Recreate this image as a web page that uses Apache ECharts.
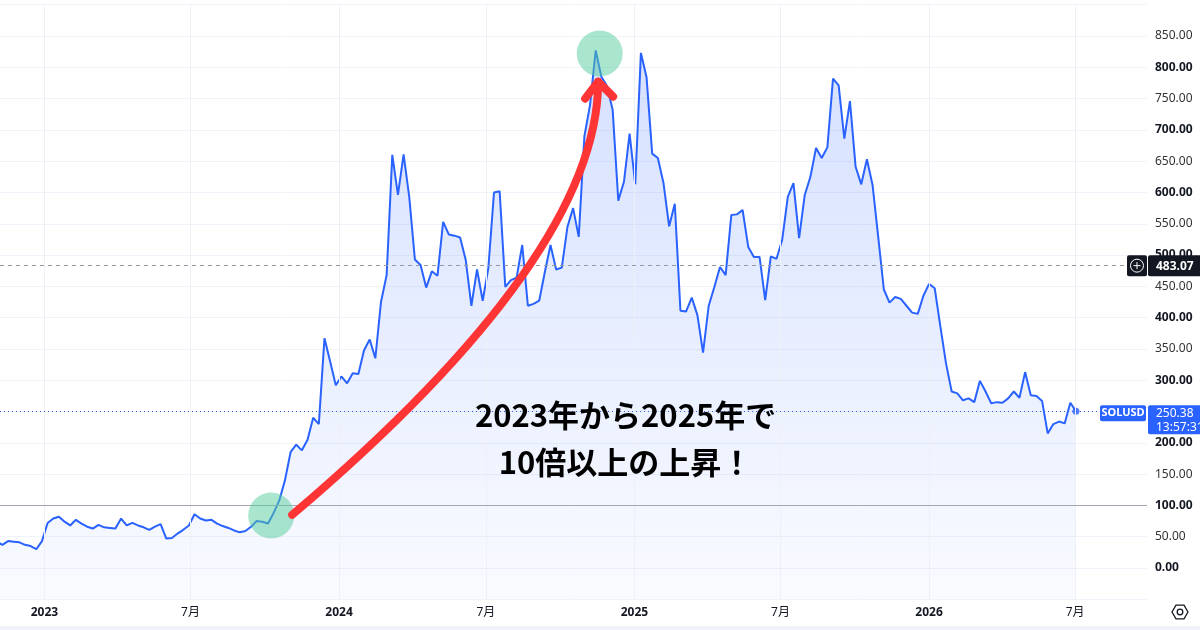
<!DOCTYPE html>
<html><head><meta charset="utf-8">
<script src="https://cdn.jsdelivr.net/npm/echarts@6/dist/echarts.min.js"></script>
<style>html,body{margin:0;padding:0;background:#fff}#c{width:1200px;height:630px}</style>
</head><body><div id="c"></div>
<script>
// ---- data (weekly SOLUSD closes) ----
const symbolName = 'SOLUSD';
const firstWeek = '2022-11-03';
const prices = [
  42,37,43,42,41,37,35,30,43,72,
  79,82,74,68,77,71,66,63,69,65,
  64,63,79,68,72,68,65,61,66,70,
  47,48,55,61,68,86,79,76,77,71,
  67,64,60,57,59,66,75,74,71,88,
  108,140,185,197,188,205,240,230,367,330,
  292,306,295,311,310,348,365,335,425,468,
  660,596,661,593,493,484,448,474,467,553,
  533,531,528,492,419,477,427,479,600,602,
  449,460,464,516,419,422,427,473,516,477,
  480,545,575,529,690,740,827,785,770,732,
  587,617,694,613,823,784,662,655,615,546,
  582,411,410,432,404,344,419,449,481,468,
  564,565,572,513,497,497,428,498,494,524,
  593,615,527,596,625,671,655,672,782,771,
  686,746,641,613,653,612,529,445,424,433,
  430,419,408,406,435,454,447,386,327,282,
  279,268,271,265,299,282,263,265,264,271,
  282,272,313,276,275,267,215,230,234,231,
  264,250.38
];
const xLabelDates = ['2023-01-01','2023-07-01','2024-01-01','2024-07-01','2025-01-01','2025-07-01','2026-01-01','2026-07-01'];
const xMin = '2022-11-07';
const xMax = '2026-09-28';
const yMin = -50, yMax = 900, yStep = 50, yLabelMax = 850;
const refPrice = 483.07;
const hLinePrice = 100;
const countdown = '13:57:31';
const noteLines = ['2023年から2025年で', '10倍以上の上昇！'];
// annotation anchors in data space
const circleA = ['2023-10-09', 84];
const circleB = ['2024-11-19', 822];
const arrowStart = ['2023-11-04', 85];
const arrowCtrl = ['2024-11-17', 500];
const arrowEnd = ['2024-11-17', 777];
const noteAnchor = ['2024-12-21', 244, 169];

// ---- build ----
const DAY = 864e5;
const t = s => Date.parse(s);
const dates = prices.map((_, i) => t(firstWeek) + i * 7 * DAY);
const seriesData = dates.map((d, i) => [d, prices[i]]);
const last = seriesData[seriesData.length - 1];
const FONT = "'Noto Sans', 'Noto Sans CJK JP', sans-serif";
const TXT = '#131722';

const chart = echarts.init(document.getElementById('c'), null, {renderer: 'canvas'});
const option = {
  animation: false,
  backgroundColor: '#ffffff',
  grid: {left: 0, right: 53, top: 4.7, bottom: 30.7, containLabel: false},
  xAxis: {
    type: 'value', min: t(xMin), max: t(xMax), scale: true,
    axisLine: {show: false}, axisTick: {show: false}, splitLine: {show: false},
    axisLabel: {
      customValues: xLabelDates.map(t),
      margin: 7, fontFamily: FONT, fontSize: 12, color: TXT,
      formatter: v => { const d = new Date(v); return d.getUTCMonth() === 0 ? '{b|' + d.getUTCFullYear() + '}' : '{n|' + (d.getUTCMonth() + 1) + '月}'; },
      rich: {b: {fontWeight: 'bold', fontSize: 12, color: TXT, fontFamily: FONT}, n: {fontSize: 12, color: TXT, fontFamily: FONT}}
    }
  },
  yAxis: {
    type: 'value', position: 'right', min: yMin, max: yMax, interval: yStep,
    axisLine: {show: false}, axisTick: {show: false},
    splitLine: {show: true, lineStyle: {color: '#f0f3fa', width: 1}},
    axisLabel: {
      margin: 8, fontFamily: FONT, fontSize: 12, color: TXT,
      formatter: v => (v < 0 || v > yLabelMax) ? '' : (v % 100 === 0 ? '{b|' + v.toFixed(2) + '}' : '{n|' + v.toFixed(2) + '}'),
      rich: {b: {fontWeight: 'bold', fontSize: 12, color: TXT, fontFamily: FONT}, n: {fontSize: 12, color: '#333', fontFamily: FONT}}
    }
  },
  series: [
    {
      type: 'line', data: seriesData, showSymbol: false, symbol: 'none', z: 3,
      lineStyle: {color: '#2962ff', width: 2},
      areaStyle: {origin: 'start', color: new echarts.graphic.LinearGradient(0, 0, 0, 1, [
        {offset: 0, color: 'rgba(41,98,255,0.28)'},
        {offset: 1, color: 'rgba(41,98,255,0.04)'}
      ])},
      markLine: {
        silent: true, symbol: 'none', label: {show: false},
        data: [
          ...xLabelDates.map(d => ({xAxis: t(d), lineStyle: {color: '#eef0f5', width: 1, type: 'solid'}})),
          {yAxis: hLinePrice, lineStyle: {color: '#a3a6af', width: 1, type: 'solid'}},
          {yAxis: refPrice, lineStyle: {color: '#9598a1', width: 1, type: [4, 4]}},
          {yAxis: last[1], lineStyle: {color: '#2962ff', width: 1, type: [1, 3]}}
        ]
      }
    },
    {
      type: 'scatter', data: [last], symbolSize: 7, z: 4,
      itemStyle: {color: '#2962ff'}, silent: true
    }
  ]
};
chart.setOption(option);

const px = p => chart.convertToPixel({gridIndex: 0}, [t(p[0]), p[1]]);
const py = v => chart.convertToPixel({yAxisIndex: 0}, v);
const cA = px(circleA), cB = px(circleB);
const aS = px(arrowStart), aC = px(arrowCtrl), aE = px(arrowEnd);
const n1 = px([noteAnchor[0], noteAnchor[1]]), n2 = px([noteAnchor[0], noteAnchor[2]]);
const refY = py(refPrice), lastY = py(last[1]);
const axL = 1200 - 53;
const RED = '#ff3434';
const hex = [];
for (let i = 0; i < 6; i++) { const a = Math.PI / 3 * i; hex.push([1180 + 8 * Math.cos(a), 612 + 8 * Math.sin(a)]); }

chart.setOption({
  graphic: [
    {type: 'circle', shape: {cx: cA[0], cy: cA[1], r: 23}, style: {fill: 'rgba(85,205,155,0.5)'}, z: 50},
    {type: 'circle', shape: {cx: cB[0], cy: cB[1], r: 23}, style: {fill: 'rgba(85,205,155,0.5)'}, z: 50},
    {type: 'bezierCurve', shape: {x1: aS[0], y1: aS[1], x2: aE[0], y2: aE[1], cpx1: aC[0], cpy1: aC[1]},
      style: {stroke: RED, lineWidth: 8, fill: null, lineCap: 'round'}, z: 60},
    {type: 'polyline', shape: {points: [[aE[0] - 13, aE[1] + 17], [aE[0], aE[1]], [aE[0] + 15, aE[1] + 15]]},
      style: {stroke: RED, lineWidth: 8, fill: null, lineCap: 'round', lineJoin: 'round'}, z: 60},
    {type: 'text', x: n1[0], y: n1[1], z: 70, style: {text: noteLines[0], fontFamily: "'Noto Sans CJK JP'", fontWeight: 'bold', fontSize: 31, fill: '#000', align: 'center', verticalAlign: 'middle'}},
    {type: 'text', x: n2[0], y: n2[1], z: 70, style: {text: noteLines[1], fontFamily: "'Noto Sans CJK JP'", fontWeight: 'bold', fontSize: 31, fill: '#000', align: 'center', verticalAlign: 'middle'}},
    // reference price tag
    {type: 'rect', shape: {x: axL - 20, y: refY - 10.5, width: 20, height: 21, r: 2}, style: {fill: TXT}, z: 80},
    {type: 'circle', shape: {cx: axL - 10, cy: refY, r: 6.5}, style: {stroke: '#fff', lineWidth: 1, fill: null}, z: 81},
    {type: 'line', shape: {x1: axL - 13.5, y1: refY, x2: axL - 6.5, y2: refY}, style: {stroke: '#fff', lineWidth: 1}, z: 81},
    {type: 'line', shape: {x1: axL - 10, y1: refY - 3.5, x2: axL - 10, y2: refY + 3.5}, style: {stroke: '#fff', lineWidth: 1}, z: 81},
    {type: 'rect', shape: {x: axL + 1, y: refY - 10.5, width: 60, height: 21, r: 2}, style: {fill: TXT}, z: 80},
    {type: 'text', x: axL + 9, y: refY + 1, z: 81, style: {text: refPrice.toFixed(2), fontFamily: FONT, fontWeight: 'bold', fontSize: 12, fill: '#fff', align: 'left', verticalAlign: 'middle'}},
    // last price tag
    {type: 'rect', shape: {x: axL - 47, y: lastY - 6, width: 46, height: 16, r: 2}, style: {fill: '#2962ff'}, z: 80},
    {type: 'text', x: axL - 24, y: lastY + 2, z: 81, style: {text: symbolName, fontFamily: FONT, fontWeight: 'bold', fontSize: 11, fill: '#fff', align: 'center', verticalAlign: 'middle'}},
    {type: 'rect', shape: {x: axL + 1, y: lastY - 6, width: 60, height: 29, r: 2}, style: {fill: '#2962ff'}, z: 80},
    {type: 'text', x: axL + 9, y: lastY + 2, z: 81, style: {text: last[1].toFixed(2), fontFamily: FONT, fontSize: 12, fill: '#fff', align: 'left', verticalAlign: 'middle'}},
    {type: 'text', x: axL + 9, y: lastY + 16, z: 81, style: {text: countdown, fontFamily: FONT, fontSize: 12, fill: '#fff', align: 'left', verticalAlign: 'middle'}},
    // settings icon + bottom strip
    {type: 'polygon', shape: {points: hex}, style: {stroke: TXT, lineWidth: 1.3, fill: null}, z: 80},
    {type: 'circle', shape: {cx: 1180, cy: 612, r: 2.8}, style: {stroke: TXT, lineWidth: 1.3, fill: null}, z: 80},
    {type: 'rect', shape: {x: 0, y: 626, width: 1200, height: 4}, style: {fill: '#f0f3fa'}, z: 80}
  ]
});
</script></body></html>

::::::::::

WHAT TO WORK ON
Exactly as written, please give again the lines from the beginning of the listing through the line containing "const noteAnchor = ['2024-12-21', 244, 169];", inclusive, without any pictures.

ANSWER BELOW
Recreate this image as a web page that uses Apache ECharts.
<!DOCTYPE html>
<html><head><meta charset="utf-8">
<script src="https://cdn.jsdelivr.net/npm/echarts@6/dist/echarts.min.js"></script>
<style>html,body{margin:0;padding:0;background:#fff}#c{width:1200px;height:630px}</style>
</head><body><div id="c"></div>
<script>
// ---- data (weekly SOLUSD closes) ----
const symbolName = 'SOLUSD';
const firstWeek = '2022-11-03';
const prices = [
  42,37,43,42,41,37,35,30,43,72,
  79,82,74,68,77,71,66,63,69,65,
  64,63,79,68,72,68,65,61,66,70,
  47,48,55,61,68,86,79,76,77,71,
  67,64,60,57,59,66,75,74,71,88,
  108,140,185,197,188,205,240,230,367,330,
  292,306,295,311,310,348,365,335,425,468,
  660,596,661,593,493,484,448,474,467,553,
  533,531,528,492,419,477,427,479,600,602,
  449,460,464,516,419,422,427,473,516,477,
  480,545,575,529,690,740,827,785,770,732,
  587,617,694,613,823,784,662,655,615,546,
  582,411,410,432,404,344,419,449,481,468,
  564,565,572,513,497,497,428,498,494,524,
  593,615,527,596,625,671,655,672,782,771,
  686,746,641,613,653,612,529,445,424,433,
  430,419,408,406,435,454,447,386,327,282,
  279,268,271,265,299,282,263,265,264,271,
  282,272,313,276,275,267,215,230,234,231,
  264,250.38
];
const xLabelDates = ['2023-01-01','2023-07-01','2024-01-01','2024-07-01','2025-01-01','2025-07-01','2026-01-01','2026-07-01'];
const xMin = '2022-11-07';
const xMax = '2026-09-28';
const yMin = -50, yMax = 900, yStep = 50, yLabelMax = 850;
const refPrice = 483.07;
const hLinePrice = 100;
const countdown = '13:57:31';
const noteLines = ['2023年から2025年で', '10倍以上の上昇！'];
// annotation anchors in data space
const circleA = ['2023-10-09', 84];
const circleB = ['2024-11-19', 822];
const arrowStart = ['2023-11-04', 85];
const arrowCtrl = ['2024-11-17', 500];
const arrowEnd = ['2024-11-17', 777];
const noteAnchor = ['2024-12-21', 244, 169];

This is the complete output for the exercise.